Review: 'The LEGO Movie' is Just a Brilliant Piece of Pure Imagination
by Ethan Anderton
February 7, 2014
With all the films based on previously established intellectual property that have already hit the big screen and are still on the way, it's easy to be skeptical of a film that doesn't seem to be trying too hard by simply being called The LEGO Movie. After all, how can you craft a story around the building block toy and the countless, seemingly unrelated worlds that have been turned into various LEGO sets? Thankfully, directors Phil Lord & Chris Miller (Cloudy with a Chance of Meatballs, 21 Jump Street) have crafted an answer that's original and keeps the spirit of imagination alive at a time when Hollywood seems out of creativity.
Our story follows the energetic but not too bright construction worker Emmet (Chris Pratt), who despite not having anyone to share his happiness with, keeps his spirits up. "Everything is Awesome" isn't just the popular song on the radio that everyone in the LEGO city knows by heart, but it also seems to be the motto of this building block world. From the very beginning, the way Lord & Miller have used the LEGO brand to bring this world to life is amusing and mesmerizing. The animation is jittery, so as to feel like stop-motion animation created with real LEGO pieces, and it adds a certain level of authenticity and charm.
Anyway, this awesome world all seems to be in working order thanks to President Business (Will Ferrell), until Emmet stumbles upon a relic called "The Piece of Resistance," which puts him in the leader's crosshairs. Why? Because it's the only thing that can stop Business from using a weapon called "The Kragle" to make things the way they're supposed to be. And so, Emmet finds himself thrust into an adventure that takes him across new and strange LEGO worlds, with master builders (quick-minded minifigures who can build something from anything) like Wyldstyle (Elizabeth Banks) and Vitruvius (Morgan Freeman) guiding him as he tries to fulfill a prophecy said to save their world.

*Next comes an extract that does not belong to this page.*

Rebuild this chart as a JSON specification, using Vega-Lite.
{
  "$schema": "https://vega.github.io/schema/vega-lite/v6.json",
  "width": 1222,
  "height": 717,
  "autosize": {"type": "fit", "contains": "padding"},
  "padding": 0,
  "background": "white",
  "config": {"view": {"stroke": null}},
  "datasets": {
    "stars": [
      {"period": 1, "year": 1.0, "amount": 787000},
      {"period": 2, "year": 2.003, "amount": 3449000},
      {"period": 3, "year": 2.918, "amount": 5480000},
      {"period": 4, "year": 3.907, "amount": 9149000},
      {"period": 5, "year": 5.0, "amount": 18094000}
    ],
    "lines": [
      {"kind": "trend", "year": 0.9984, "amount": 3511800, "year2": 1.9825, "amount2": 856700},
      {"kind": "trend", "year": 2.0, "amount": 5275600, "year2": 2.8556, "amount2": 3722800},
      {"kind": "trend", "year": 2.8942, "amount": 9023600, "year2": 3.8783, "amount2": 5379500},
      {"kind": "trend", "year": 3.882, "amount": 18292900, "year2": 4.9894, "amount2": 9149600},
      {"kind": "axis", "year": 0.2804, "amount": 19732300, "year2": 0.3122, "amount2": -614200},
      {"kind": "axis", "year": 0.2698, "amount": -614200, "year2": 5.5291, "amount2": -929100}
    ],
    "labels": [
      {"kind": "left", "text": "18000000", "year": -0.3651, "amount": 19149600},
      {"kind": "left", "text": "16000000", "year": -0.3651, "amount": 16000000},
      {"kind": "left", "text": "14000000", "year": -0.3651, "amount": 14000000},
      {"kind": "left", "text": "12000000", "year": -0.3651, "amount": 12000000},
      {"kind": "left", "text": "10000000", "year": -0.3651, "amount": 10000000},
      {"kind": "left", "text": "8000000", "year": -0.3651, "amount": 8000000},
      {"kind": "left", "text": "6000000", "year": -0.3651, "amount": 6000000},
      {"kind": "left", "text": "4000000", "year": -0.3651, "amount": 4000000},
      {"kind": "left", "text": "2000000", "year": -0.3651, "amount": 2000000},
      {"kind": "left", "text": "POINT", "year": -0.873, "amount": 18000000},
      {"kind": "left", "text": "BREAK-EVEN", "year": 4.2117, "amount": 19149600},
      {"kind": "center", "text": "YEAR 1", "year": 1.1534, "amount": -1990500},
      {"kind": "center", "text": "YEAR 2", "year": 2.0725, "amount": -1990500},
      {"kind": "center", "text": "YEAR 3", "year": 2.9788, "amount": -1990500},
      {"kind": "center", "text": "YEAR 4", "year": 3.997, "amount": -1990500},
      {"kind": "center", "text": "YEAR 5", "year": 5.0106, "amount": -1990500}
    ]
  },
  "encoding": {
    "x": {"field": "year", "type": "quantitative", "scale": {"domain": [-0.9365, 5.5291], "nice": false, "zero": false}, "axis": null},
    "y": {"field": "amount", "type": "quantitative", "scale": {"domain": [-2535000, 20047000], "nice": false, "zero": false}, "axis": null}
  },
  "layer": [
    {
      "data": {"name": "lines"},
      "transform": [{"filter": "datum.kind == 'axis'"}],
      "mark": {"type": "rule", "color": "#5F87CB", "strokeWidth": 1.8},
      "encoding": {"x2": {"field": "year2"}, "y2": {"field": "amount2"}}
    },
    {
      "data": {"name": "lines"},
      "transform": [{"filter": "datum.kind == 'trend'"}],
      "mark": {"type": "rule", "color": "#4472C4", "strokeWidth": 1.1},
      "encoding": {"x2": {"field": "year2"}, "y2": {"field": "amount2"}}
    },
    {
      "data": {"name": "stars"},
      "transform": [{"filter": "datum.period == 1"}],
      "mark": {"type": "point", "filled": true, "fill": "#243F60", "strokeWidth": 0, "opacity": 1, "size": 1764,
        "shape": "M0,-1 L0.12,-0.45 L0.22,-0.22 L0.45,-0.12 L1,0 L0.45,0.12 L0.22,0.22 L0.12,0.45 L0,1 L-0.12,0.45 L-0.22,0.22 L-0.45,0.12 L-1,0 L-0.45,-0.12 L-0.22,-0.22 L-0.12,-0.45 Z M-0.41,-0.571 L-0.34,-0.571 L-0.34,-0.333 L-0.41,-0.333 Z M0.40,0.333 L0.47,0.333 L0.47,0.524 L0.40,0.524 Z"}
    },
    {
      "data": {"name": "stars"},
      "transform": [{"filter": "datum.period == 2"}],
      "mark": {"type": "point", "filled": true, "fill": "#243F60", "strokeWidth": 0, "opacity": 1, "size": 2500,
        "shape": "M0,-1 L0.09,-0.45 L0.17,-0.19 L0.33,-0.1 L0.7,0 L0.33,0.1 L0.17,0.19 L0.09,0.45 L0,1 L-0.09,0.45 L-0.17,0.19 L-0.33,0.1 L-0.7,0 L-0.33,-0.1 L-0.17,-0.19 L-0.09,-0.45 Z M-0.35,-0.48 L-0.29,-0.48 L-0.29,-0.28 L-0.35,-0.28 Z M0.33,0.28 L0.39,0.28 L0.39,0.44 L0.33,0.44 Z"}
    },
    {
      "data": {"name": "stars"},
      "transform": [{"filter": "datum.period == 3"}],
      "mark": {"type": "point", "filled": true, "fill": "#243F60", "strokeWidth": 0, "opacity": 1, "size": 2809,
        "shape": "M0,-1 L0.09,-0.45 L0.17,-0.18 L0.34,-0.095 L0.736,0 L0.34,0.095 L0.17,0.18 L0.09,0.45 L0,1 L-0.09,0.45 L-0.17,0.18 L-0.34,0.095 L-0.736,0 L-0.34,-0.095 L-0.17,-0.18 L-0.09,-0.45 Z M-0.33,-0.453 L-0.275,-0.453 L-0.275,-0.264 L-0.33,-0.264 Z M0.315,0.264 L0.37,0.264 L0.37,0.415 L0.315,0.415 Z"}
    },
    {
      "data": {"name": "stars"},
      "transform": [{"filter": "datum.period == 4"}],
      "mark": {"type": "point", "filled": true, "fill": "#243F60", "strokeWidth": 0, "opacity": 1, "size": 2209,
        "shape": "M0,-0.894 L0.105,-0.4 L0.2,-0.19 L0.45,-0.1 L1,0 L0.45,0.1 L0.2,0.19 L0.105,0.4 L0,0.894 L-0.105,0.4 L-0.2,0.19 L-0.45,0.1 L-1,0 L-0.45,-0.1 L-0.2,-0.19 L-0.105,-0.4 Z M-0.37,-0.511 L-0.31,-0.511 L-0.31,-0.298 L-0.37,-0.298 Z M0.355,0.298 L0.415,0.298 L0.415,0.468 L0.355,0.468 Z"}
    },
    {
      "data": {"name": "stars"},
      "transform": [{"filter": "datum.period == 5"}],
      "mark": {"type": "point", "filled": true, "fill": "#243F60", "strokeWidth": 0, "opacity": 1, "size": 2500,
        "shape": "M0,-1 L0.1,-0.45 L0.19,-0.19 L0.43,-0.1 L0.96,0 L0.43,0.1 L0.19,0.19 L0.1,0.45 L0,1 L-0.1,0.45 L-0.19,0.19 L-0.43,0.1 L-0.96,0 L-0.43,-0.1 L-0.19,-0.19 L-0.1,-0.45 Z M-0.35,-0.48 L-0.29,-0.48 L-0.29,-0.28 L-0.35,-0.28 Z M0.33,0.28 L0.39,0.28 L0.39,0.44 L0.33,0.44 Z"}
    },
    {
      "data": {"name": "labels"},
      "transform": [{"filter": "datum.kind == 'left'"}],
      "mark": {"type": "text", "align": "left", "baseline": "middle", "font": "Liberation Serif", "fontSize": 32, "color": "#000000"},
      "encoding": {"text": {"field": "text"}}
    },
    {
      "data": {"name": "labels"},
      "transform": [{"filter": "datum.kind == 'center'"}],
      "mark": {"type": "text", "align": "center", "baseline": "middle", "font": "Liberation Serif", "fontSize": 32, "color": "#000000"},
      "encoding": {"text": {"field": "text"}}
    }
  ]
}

Though the plot sounds simple and formulaic, it's the actual details (including the reveal of the "Kragle" and possibilities within the world itself) that make this story more than charming. Each setting, vehicle and character feels like it's fresh from the imagination of the kids who find endless possibilities in a pile of LEGO bricks. But what makes the story truly unique is Lord & Miller's meta sensibilities to reference the real world outside of these LEGO characters. The inclusion of certain set pieces and plot devices might raise eyebrows for adults (though the film is far too fast and fun for it to be truly bothersome), but without spoiling one of the most creative parts, everything makes sense when the scope of the story is revealed.
Aside from the sterling animation and amazing fantastical creations, all made with reference to real LEGO pieces and figures, the voice cast deserves plenty of praise as well. Chris Pratt's upbeat and childish nature, even in the face of danger, is hilarious and delightful. And while Morgan Freeman at first seems relegated to a role that seems predictable, the way Lord & Miller have written all the characters allows his trademark voice to deliver some very funny and unexpected one liners. Plus, there's all the fun supporting characters like Batman (voiced and presented in perfect parody by Will Arnett), a Good Cop/Bad Cop (Liam Neeson having a blast), an enthusiastic 1980s spaceman (Charlie Day), a Frankenstein-esque pirate-robot creation called Metal Beard (Nick Offerman), the happy-go-lucky Unikitty (Alison Brie) and plenty of other surprising characters.
This movie is never boring, immediately inciting smiles and joy that lasts throughout the whole film. There's infinite cleverness abound from the self-referencing fact that this is a movie to the very nature of the story which is groundbreaking, heartfelt and full of pure adventure that will satisfy adults and children alike. It never panders or feels artificial, as many other adaptations of toys try to create a faux sense of nostalgia.
The LEGO Movie is a film made by big kids who know how to tell a story based on a toy without losing the spark of imagination and originality that makes that toy special. Phil Lord & Chris Miller (and plenty of incredibly talented animators) have crafted an amazing piece of entertainment that is much more than the simple title implies and sets the bar high for future toy-based films to reach. The LEGO Movie will touch your heart, blow your mind and have you laughing heartily. You won't regret giving this movie a chance to tickle your imagination and make you feel like a kid again.